- WORK REQUIRED: Extract the lines of the material below, beginning with the first and ending with the line that holds "(psycap) at (4.61,-9.95)". Skip every picture.

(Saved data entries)
##########
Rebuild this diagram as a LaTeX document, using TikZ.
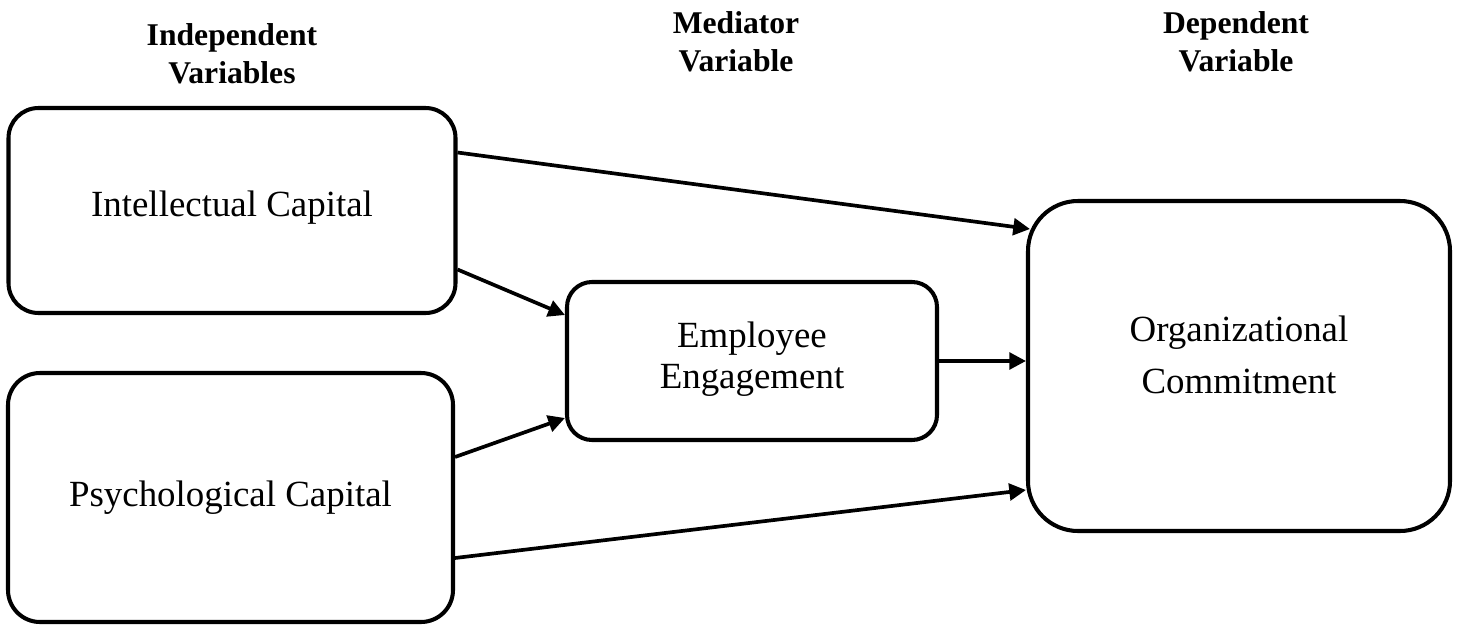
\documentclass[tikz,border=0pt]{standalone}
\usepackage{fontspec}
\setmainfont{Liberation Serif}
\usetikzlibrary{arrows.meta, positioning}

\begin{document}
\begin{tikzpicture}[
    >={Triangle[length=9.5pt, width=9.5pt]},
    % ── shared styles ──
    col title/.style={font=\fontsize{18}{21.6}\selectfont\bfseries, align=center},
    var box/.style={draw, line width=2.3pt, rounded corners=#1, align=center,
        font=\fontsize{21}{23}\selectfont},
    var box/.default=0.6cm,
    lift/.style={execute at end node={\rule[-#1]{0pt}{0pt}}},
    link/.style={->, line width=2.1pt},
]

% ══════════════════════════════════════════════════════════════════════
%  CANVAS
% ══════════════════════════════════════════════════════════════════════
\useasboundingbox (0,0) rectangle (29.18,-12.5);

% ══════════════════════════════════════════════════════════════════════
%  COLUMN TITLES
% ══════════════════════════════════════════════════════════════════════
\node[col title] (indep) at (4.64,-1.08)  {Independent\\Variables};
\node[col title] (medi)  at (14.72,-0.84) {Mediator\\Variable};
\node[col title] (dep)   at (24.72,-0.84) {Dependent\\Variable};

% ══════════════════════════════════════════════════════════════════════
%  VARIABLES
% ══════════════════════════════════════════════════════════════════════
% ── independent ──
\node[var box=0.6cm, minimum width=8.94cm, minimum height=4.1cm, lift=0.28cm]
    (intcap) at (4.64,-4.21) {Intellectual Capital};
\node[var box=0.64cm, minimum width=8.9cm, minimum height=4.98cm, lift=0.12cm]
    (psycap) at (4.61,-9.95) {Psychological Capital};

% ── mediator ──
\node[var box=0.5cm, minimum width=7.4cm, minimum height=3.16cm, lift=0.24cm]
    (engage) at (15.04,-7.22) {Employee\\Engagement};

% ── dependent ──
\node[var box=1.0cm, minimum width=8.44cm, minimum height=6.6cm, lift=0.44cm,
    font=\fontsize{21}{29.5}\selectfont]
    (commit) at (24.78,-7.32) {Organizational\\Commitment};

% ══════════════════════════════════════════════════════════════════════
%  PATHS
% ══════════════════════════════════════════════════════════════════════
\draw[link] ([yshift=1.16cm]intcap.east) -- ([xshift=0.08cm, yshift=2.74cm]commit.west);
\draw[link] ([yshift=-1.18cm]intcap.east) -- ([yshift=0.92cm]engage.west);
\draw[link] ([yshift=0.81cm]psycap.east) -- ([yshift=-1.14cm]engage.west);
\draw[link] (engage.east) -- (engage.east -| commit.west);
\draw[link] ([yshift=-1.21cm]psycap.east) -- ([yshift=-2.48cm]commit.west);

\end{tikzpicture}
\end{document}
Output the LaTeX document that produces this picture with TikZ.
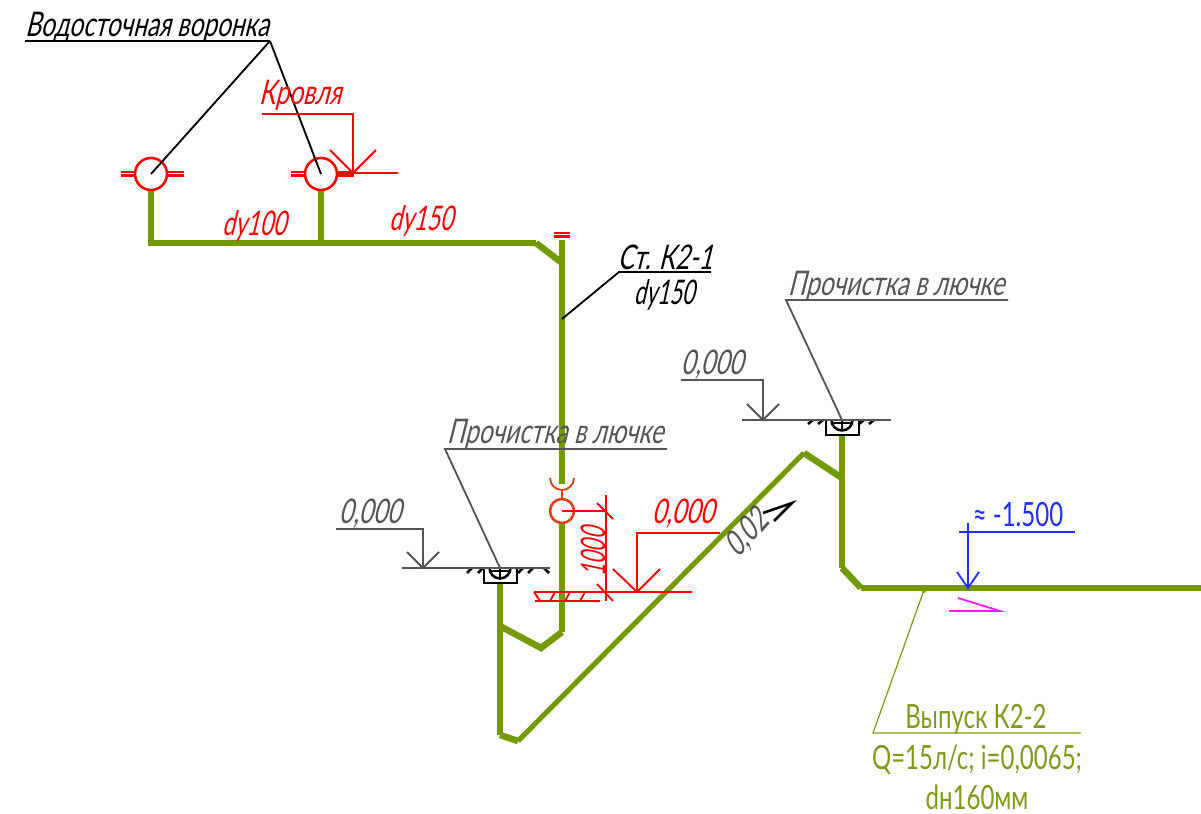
##########
- CORRECT RESULT:
Rebuild this diagram as a LaTeX document, using TikZ.
\documentclass[tikz,border=0pt]{standalone}
\usepackage{fontspec}
\setmainfont{Liberation Serif}
\usetikzlibrary{arrows.meta, positioning}

\begin{document}
\begin{tikzpicture}[
    >={Triangle[length=9.5pt, width=9.5pt]},
    % ── shared styles ──
    col title/.style={font=\fontsize{18}{21.6}\selectfont\bfseries, align=center},
    var box/.style={draw, line width=2.3pt, rounded corners=#1, align=center,
        font=\fontsize{21}{23}\selectfont},
    var box/.default=0.6cm,
    lift/.style={execute at end node={\rule[-#1]{0pt}{0pt}}},
    link/.style={->, line width=2.1pt},
]

% ══════════════════════════════════════════════════════════════════════
%  CANVAS
% ══════════════════════════════════════════════════════════════════════
\useasboundingbox (0,0) rectangle (29.18,-12.5);

% ══════════════════════════════════════════════════════════════════════
%  COLUMN TITLES
% ══════════════════════════════════════════════════════════════════════
\node[col title] (indep) at (4.64,-1.08)  {Independent\\Variables};
\node[col title] (medi)  at (14.72,-0.84) {Mediator\\Variable};
\node[col title] (dep)   at (24.72,-0.84) {Dependent\\Variable};

% ══════════════════════════════════════════════════════════════════════
%  VARIABLES
% ══════════════════════════════════════════════════════════════════════
% ── independent ──
\node[var box=0.6cm, minimum width=8.94cm, minimum height=4.1cm, lift=0.28cm]
    (intcap) at (4.64,-4.21) {Intellectual Capital};
\node[var box=0.64cm, minimum width=8.9cm, minimum height=4.98cm, lift=0.12cm]
    (psycap) at (4.61,-9.95) {Psychological Capital};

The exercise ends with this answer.